Information shown:
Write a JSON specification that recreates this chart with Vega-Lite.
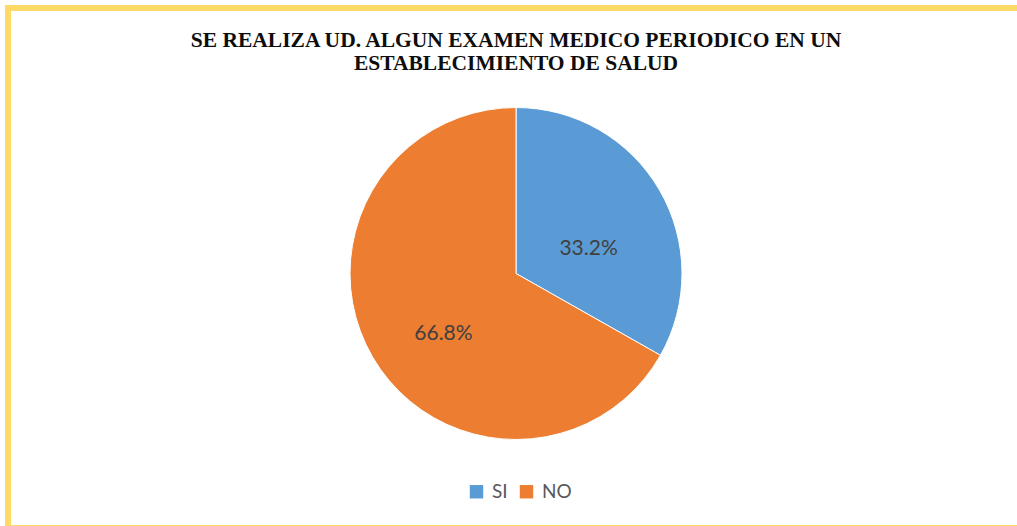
{
  "$schema": "https://vega.github.io/schema/vega-lite/v6.json",
  "autosize": {"type": "none"},
  "width": 1021,
  "height": 520,
  "padding": {"top": 8, "left": 8, "right": -12, "bottom": -2},
  "background": "white",
  "config": {
    "view": {"stroke": null}
  },
  "title": {
    "text": ["SE REALIZA UD. ALGUN EXAMEN MEDICO PERIODICO EN UN", "ESTABLECIMIENTO DE SALUD"],
    "font": "Liberation Serif",
    "fontSize": 21.5,
    "fontWeight": "bold",
    "color": "#0d0d0d",
    "anchor": "middle",
    "frame": "group",
    "baseline": "alphabetic",
    "lineHeight": 22.5,
    "offset": -86,
    "dx": -2.5
  },
  "layer": [
    {
      "data": {"values": [{"marco": "borde"}]},
      "mark": {"type": "rect", "fill": null, "stroke": "#FFD966", "strokeWidth": 6},
      "encoding": {}
    },
    {
      "data": {
        "values": [
          {"respuesta": "SI", "porcentaje": 33.2, "etiqueta": "33.2%"},
          {"respuesta": "NO", "porcentaje": 66.8, "etiqueta": "66.8%"}
        ]
      },
      "encoding": {
        "theta": {"field": "porcentaje", "type": "quantitative", "stack": true},
        "order": {"field": "orden", "type": "quantitative"},
        "color": {
          "field": "respuesta",
          "type": "nominal",
          "sort": ["SI", "NO"],
          "scale": {"domain": ["SI", "NO"], "range": ["#5B9BD5", "#ED7D31"]},
          "legend": {
            "title": null,
            "orient": "none",
            "direction": "horizontal",
            "legendX": 459,
            "legendY": 474,
            "symbolType": "square",
            "symbolSize": 180,
            "symbolStrokeWidth": 0,
            "labelFont": "Lato",
            "labelFontSize": 19,
            "labelColor": "#595959",
            "columnPadding": 9,
            "labelOffset": 6
          }
        }
      },
      "layer": [
        {
          "mark": {"type": "arc", "outerRadius": 166, "stroke": "white", "strokeWidth": 1, "xOffset": -2.5, "yOffset": 5.5}
        },
        {
          "mark": {"type": "text", "radius": 84, "font": "Lato", "fontSize": 21, "xOffset": -2.5, "yOffset": 23.5},
          "encoding": {
            "text": {"field": "etiqueta", "type": "nominal"},
            "color": {"value": "#404040"}
          }
        }
      ]
    }
  ]
}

Written request: Every line above should be repeated exactly; pictures stay out of the copy.

Exercise solution:
Write a JSON specification that recreates this chart with Vega-Lite.
{
  "$schema": "https://vega.github.io/schema/vega-lite/v6.json",
  "autosize": {"type": "none"},
  "width": 1021,
  "height": 520,
  "padding": {"top": 8, "left": 8, "right": -12, "bottom": -2},
  "background": "white",
  "config": {
    "view": {"stroke": null}
  },
  "title": {
    "text": ["SE REALIZA UD. ALGUN EXAMEN MEDICO PERIODICO EN UN", "ESTABLECIMIENTO DE SALUD"],
    "font": "Liberation Serif",
    "fontSize": 21.5,
    "fontWeight": "bold",
    "color": "#0d0d0d",
    "anchor": "middle",
    "frame": "group",
    "baseline": "alphabetic",
    "lineHeight": 22.5,
    "offset": -86,
    "dx": -2.5
  },
  "layer": [
    {
      "data": {"values": [{"marco": "borde"}]},
      "mark": {"type": "rect", "fill": null, "stroke": "#FFD966", "strokeWidth": 6},
      "encoding": {}
    },
    {
      "data": {
        "values": [
          {"respuesta": "SI", "porcentaje": 33.2, "etiqueta": "33.2%"},
          {"respuesta": "NO", "porcentaje": 66.8, "etiqueta": "66.8%"}
        ]
      },
      "encoding": {
        "theta": {"field": "porcentaje", "type": "quantitative", "stack": true},
        "order": {"field": "orden", "type": "quantitative"},
        "color": {
          "field": "respuesta",
          "type": "nominal",
          "sort": ["SI", "NO"],
          "scale": {"domain": ["SI", "NO"], "range": ["#5B9BD5", "#ED7D31"]},
          "legend": {
            "title": null,
            "orient": "none",
            "direction": "horizontal",
            "legendX": 459,
            "legendY": 474,
            "symbolType": "square",
            "symbolSize": 180,
            "symbolStrokeWidth": 0,
            "labelFont": "Lato",
            "labelFontSize": 19,
            "labelColor": "#595959",
            "columnPadding": 9,
            "labelOffset": 6
          }
        }
      },
      "layer": [
        {
          "mark": {"type": "arc", "outerRadius": 166, "stroke": "white", "strokeWidth": 1, "xOffset": -2.5, "yOffset": 5.5}
        },
        {
          "mark": {"type": "text", "radius": 84, "font": "Lato", "fontSize": 21, "xOffset": -2.5, "yOffset": 23.5},
          "encoding": {
            "text": {"field": "etiqueta", "type": "nominal"},
            "color": {"value": "#404040"}
          }
        }
      ]
    }
  ]
}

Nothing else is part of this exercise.